Using the appropriate interest table, answer each of the following questions. (Each case is independent of the others.)

(a) What is the future value of $7,000 at the end of 5 periods at 8% compounded interest?
(b) What is the present value of $7,000 due 8 periods hence, discounted at 11%?
(c) What is the future value of 15 periodic payments of $7,000 each made at the end of each period and compounded at 10%?
(d) What is the present value of $7,000 to be received at the end of each of 20 periods, discounted at 5% compound interest?

1. A company has collection centers across the country to speed up collections. The company also makes its disbursements from remote disbursement centers. The collection time has been reduced by two days and disbursement time increased by one day because of these policies. Excess funds are being invested in short-term instruments yielding 12 percent per annum.

(a) If the company has $5 million per day in collections and $3 million per day in disbursements, how many dollars has the cash management system freed up?

(b) How much can the company earn in dollars per year on short-term investments made possible by the freed-up cash?

2. Swartz and Sons pays a 12 percent coupon rate on debentures that are due in 20 years. The current yield to maturity on bonds of similar risk is 10 percent. The bonds are currently callable at $1,060. The theoretical value of the bonds will be equal to the present value of the expected cash flow from the bonds. This is the normal definition we use.

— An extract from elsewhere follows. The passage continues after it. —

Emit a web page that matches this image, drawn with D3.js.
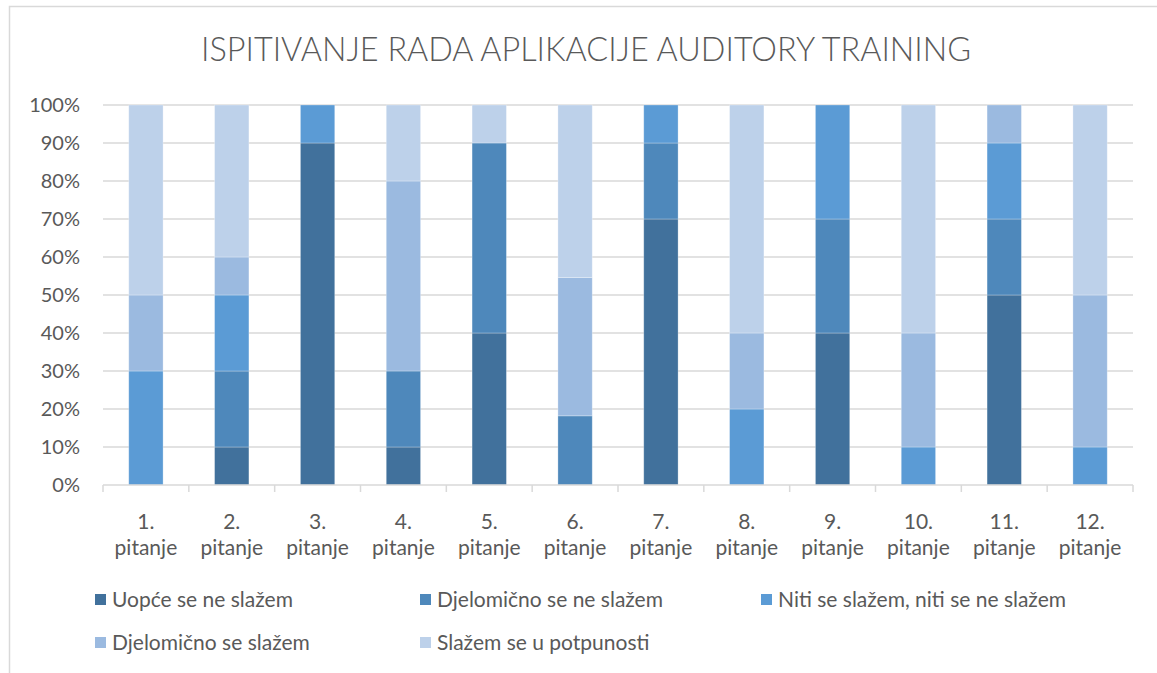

(a) Find the theoretical market value of the bonds using semiannual analysis.

(b) Do you think the bonds will sell for the price you arrived at in part (a)? Why?

3. Larry Smith calls his broker to inquire about purchasing a bond. His broker quotes a price of $1,180. Larry is concerned that the bond might be overpriced based on the facts involved. The $1,000 par value bond pays 14 percent interest, and it has 25 years remaining until maturity. The current yield to maturity on similar bonds is 12 percent. Compute the new price of the bond and comment on whether you think it is overpriced in the marketplace.

4. Audrey Wright has just retired after 25 years after teaching high school. Her total pension funds have an accumulated value of $180,000, and her life expectancy is 15 more years. Her pension fund manager assumes she can earn a 9 percent return on her assets. What will be her yearly annuity for the next 15 years?